Dames de compagnie en EHPAD : quand le lien social se marchande
Une enquête publiée par Le Figaro, ce 26 juillet, revient sur le métier méconnu des dames de compagnie, ces personnes rémunérées par des familles pour s’occuper d’un proche qu’elles ne peuvent plus prendre en charge. Les dames de compagnie, si elles constituent parfois un immense soutien pour des familles qui n’ont pas la possibilité de s’occuper régulièrement d’un parent en EHPAD, s’avèrent toutefois pratiquer un métier aux frontières opaques, et il semble que le champ de leurs compétences n’ait en réalité jamais été défini clairement. Simple compagnie, aide à domicile, voire soignante ? Difficile de saisir ce qu’implique vraiment cette charge, qui semble évoluer considérablement en fonction des profils qui la pratiquent.
Au pôle « Droits des malades et dépendance » de l’institution du Défenseur des droits, on s’inquiète du flou qui encadre une fonction pourtant essentielle dans la vie des personnes âgées : « Il y a des dérives et aucun contrôle. Le recours à ces dames de compagnie, employées et rémunérées par les familles, est encouragé par certains groupes privés. Certaines s’occupent de plus de dix résidents à la fois. Leur prestation a lieu dans un cadre opaque. Certaines se substituent au personnel de l’EHPAD en donnant les repas, en effectuant les toilettes, des changes et parfois même les soins sans aucun contrôle de la direction. Comme tout tiers intervenant au sein des EHPAD, il est important que l’activité des dames de compagnie soit encadrée afin de jouer un rôle utile dans la prise en charge des résidents. » L’analyse que livre le Défenseur des droits dévoile une nouvelle fois la faillite d’institutions qui se révèlent incapables de mener à bien leur mission d’aide aux personnes âgées. Si l’objectif est clair, les moyens pour y parvenir laissent à désirer et l’on apprend que des métiers pratiqués depuis des dizaines d’années n’ont toujours pas été codifiés, qu’ils ne font pas l’objet de contrôles réguliers, ce qui donne bien sûr lieu à d’inévitables dérives. Entre un nombre croissant de résidents (il y avait 496.237 personnes accueillies en EHPAD en 2009, contre plus de 600.000 aujourd’hui) et une diminution inquiétante du personnel employé dans ces structures, il n’est pas étonnant de découvrir qu’un certain nombre de tâches sont pratiquées selon le libre arbitre de chacun.

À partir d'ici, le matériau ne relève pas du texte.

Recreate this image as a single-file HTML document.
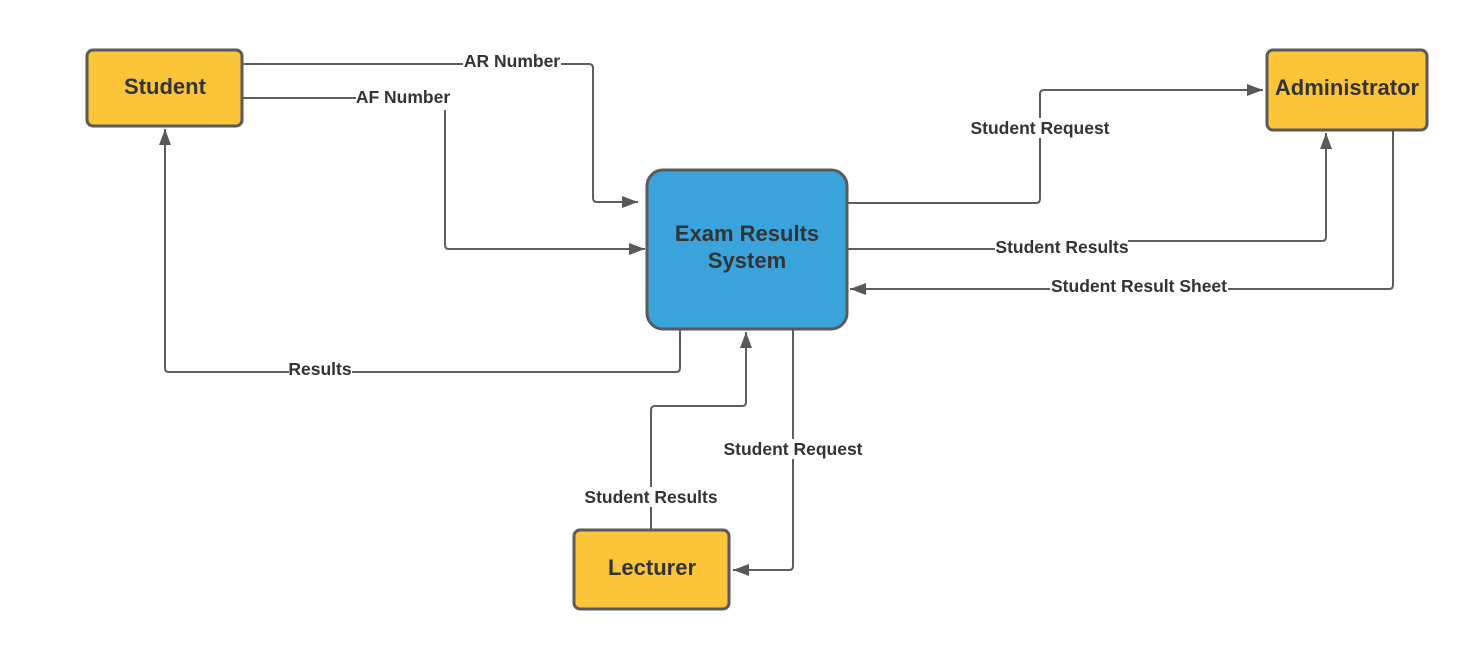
<!DOCTYPE html>
<html><head><style>
body{margin:0;background:#fff;}
svg text{font-family:"Liberation Sans",Arial,sans-serif;font-weight:bold;fill:#333;}
</style></head><body>
<svg width="1473" height="660" viewBox="0 0 1473 660" xmlns="http://www.w3.org/2000/svg">
<defs>
<marker id="b" viewBox="0 0 16 12" markerWidth="16" markerHeight="12" refX="16" refY="6" orient="auto" markerUnits="userSpaceOnUse"><path d="M0,0 L16,6 L0,12 z" fill="#595959"/></marker></defs>
<g fill="none" stroke="#5e5e5e" stroke-width="2" stroke-linejoin="round">
<path d="M242 64 H589 Q593 64 593 68 V198 Q593 202 597 202 H638" marker-end="url(#b)"/>
<path d="M242 98 H356"/>
<path d="M445 110 V245 Q445 249 449 249 H645" marker-end="url(#b)"/>
<path d="M680 330 V368 Q680 372 676 372 H169 Q165 372 165 368 V129" marker-end="url(#b)"/>
<path d="M848 203 H1036 Q1040 203 1040 199 V94 Q1040 90 1044 90 H1263" marker-end="url(#b)"/>
<path d="M848 249 H995"/>
<path d="M1128 241 H1322 Q1326 241 1326 237 V133" marker-end="url(#b)"/>
<path d="M1393 130 V285 Q1393 289 1389 289 H850" marker-end="url(#b)"/>
<path d="M651 530 V410 Q651 406 655 406 H742 Q746 406 746 402 V332" marker-end="url(#b)"/>
<path d="M793 330 V566 Q793 570 789 570 H733" marker-end="url(#b)"/>
</g>
<g stroke="#5a5a5a" stroke-width="3">
<rect x="87" y="50" width="155" height="76" rx="6" fill="#fcc438"/>
<rect x="1267" y="50" width="160" height="80" rx="6" fill="#fcc438"/>
<rect x="574" y="530" width="155" height="79" rx="6" fill="#fcc438"/>
<rect x="647" y="170" width="200" height="159" rx="16" fill="#3aa3dc"/>
</g>
<g text-anchor="middle" font-size="22">
<text x="165" y="94">Student</text>
<text x="1347" y="95">Administrator</text>
<text x="652" y="575">Lecturer</text>
<text x="747" y="241">Exam Results</text>
<text x="747" y="268">System</text>
</g>
<g text-anchor="middle" font-size="17.5">
<rect x="463" y="52" width="98" height="20" fill="#fff"/>
<text x="512" y="67">AR Number</text>
<text x="403" y="103">AF Number</text>
<rect x="289" y="360" width="63" height="20" fill="#fff"/>
<text x="320" y="375">Results</text>
<rect x="970" y="118" width="140" height="20" fill="#fff"/>
<text x="1040" y="134">Student Request</text>
<text x="1062" y="253">Student Results</text>
<rect x="1050" y="277" width="178" height="20" fill="#fff"/>
<text x="1139" y="292">Student Result Sheet</text>
<rect x="584" y="487" width="134" height="20" fill="#fff"/>
<text x="651" y="503">Student Results</text>
<rect x="722" y="439" width="142" height="20" fill="#fff"/>
<text x="793" y="455">Student Request</text>
</g>
</svg>
</body></html>
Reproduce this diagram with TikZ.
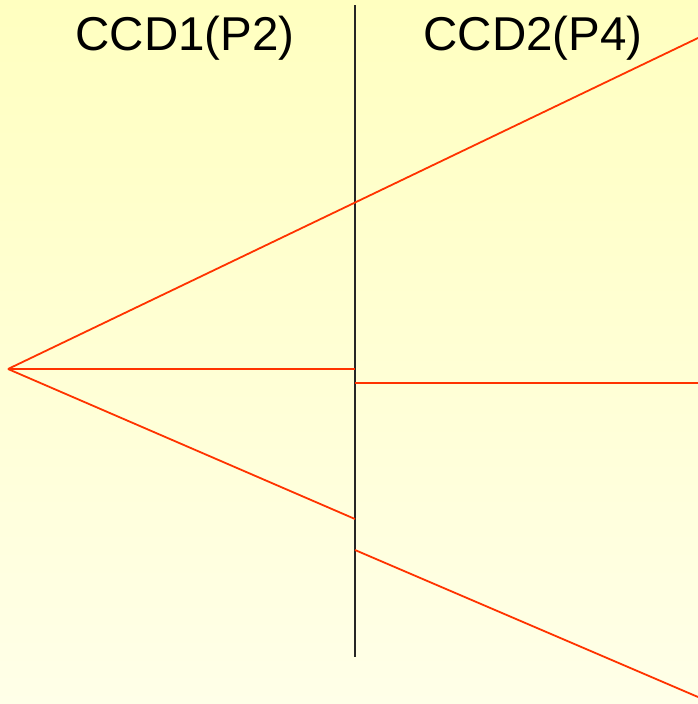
\documentclass[tikz,border=0pt]{standalone}
\usepackage{fontspec}
\setmainfont{Liberation Sans}
\usetikzlibrary{positioning}
\definecolor{raycol}{RGB}{255,51,0}
\definecolor{bgtop}{RGB}{255,255,192}
\definecolor{bgbot}{RGB}{255,255,232}
\tikzset{ray/.style={raycol,line width=1.8pt},
 ccdline/.style={black!85,line width=2pt},
 ccdlabel/.style={anchor=base,inner sep=0pt,font=\fontsize{47.5}{50}\selectfont}}
\begin{document}
\begin{tikzpicture}[x=1pt,y=-1pt]
 \shade[top color=bgtop,bottom color=bgbot] (0,0) rectangle (698,704);
 \useasboundingbox (0,0) rectangle (698,704);
 % detector labels
 \node[ccdlabel] (L1) at (185,50) {CCD1(P2)};
 \node[ccdlabel] (L2) at (533,50) {CCD2(P4)};
 % boundary between the two CCDs
 \coordinate (B1) at (355,5);
 \coordinate (B2) at (355,657);
 \draw [ccdline] (B1) -- (B2);
 % source point and ray ends
 \coordinate (S) at (8,369);
 \coordinate (U) at (698,38);
 \coordinate (M1) at (355,369);
 \coordinate (M2) at (355,383);
 \coordinate (M3) at (698,383);
 \coordinate (D1) at (355,519);
 \coordinate (D2) at (355,550);
 \coordinate (D3) at (698,697);
 \draw [ray] (S) -- (U);
 \draw [ray] (S) -- (M1);
 \draw [ray] (M2) -- (M3);
 \draw [ray] (S) -- (D1);
 \draw [ray] (D2) -- (D3);
\end{tikzpicture}
\end{document}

Outre les difficultés liées à une pratique menée « sur le tas », l’association Petits Frères des pauvres s’inquiète, quant à elle, de l’émergence d’un « lien social payant ». Triste constat, en effet. Que dire d’une société où la visite d’un proche se doit d’être rémunérée, sans quoi ce dernier se retrouvera dans une solitude totale. Tout est aujourd’hui marchandé, même cette visite de la voisine à un parent qu’on laisse le temps d’un week-end : un petit billet et tout s’arrange ! Hélas, ces personnes âgées font souvent les frais d’une politique égocentrique qu’ils ont eux-mêmes initiée, clamant cette volonté de jouir sans entraves. Leurs enfants ont pris pour eux cet idéal et il est indubitable que visiter de manière régulière une personne quelque peu diminuée constitue évidemment une entrave à la conduite d’une vie tournée uniquement vers soi. Un lien social en perpétuel appauvrissement a ainsi supplanté le lien familial au lieu de le compléter, et ce sont désormais des personnes extérieures, nullement concernées par les résidents en EHPAD, qui daignent s’en occuper moyennant rémunération.
Le professeur Jérôme Lejeune nous alertait déjà en son temps : « La qualité d’une civilisation se mesure au respect qu’elle porte aux plus faibles de ses membres. » On ne s’étendra pas sur ce qu’est devenue la nôtre.